Yesterday, the Michigan House and Senate each passed right-to-work legislation amid tumultuous protest by union supporters. Governor Snyder (R) has said that he will sign the bills, which could occur as early as Tuesday. He cannot sign them earlier because of rules requiring a five-day delay between votes in the two chambers on the same legislation.

If passed, the legislation will give private and public sector workers in an organized workforce the right to avoid paying dues, and the right to refuse to become a member of the union. Only police officers and firefighters would be exempt from this rule.

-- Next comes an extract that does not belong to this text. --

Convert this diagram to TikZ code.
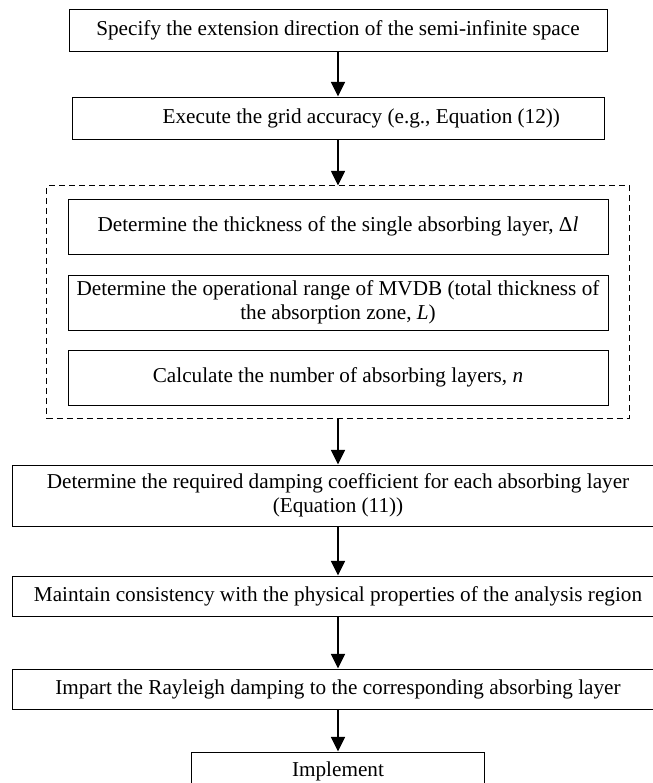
\documentclass[tikz,border=0pt]{standalone}
\usepackage{fontspec}
\setmainfont{Liberation Serif}
\usepackage{tikz}
\usetikzlibrary{arrows.meta, positioning, fit}

\begin{document}
\begin{tikzpicture}[
        every node/.style={font=\fontsize{15.9}{18}\selectfont},
        node distance=34.5pt,
        box/.style={draw=black, line width=0.75pt, minimum height=31.5pt,
                    minimum width=403.5pt, align=center, inner sep=2pt},
        innerbox/.style={box, minimum height=41.25pt, minimum width=405pt},
        widebox/.style={box, minimum height=30pt, minimum width=489pt},
        groupbox/.style={draw=black, line width=0.75pt, dash pattern=on 4.5pt off 3pt,
                         inner xsep=15.75pt, inner ysep=9.4pt},
        arr/.style={-{Triangle[width=10.5pt, length=11pt]}, line width=1.2pt}
      ]
        \useasboundingbox (0,0) rectangle (489.75pt,-587.25pt);

        \node[box] (spec) at (253.5pt,-22.5pt)
          {Specify the extension direction of the semi-infinite space};
        \node[box, minimum width=399pt, below=33.75pt of spec] (grid)
          {\hspace*{35pt}Execute the grid accuracy (e.g., Equation (12))};

        % absorbing layer group
        \node[innerbox, below=44.25pt of grid] (thick)
          {Determine the thickness of the single absorbing layer, Δ\textit{l}};
        \node[innerbox, below=15pt of thick] (range)
          {Determine the operational range of MVDB (total thickness of\\the absorption zone, \textit{L})};
        \node[innerbox, below=14.25pt of range] (number)
          {Calculate the number of absorbing layers, \textit{n}};
        \node[groupbox, fit=(thick)(range)(number)] (group) {};

        \node[widebox, minimum height=45.75pt, below=34.5pt of group] (coef)
          {Determine the required damping coefficient for each absorbing layer\\(Equation (11))};
        \node[widebox, below=36.75pt of coef] (consist)
          {Maintain consistency with the physical properties of the analysis region};
        \node[widebox, below=39pt of consist] (impart)
          {Impart the Rayleigh damping to the corresponding absorbing layer};
        \node[box, minimum width=219.75pt, minimum height=28.5pt, below=31.5pt of impart] (impl)
          {Implement};

        \draw[arr] (spec)--(grid);
        \draw[arr] (grid)--(group);
        \draw[arr] (group)--(coef);
        \draw[arr] (coef)--(consist);
        \draw[arr] (consist)--(impart);
        \draw[arr] (impart)--(impl);
      \end{tikzpicture}
\end{document}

The legislation, and the manner in which it was passed, has caused an uproar among Democrats and union advocates. The right-to-work legislation was introduced almost two years ago, in early 2011, and has lain dormant since. Several weeks ago, rumors began circulating that the Republican-controlled House and Senate might try to pass the legislation during the lame-duck session. The legislation was still a surprise, however, because details of the bills were not made available publicly until they were read aloud on both floors on Thursday. As news of the legislation spread, thousands of protestors attempted to enter the State Capitol, forcing the police to temporarily lockdown the building. The Democrats in both chambers also staged walkouts in protest. Ultimately, the legislation regarding private sector workers passed the House by a vote of 58-52 and the Senate by a vote of 22-16.  The legislation regarding public sector workers passed the Senate by a vote of 22-4. The House has yet to vote on the public sector legislation, and has adjourned until next Tuesday, which presumably is when it will vote on the bill.

Republicans decided to advance the legislation after 58 percent of Michigan voters rejected a ballot measure in November that would have amended the Michigan Constitution to guarantee public and private sector workers the right to organize and collectively bargain.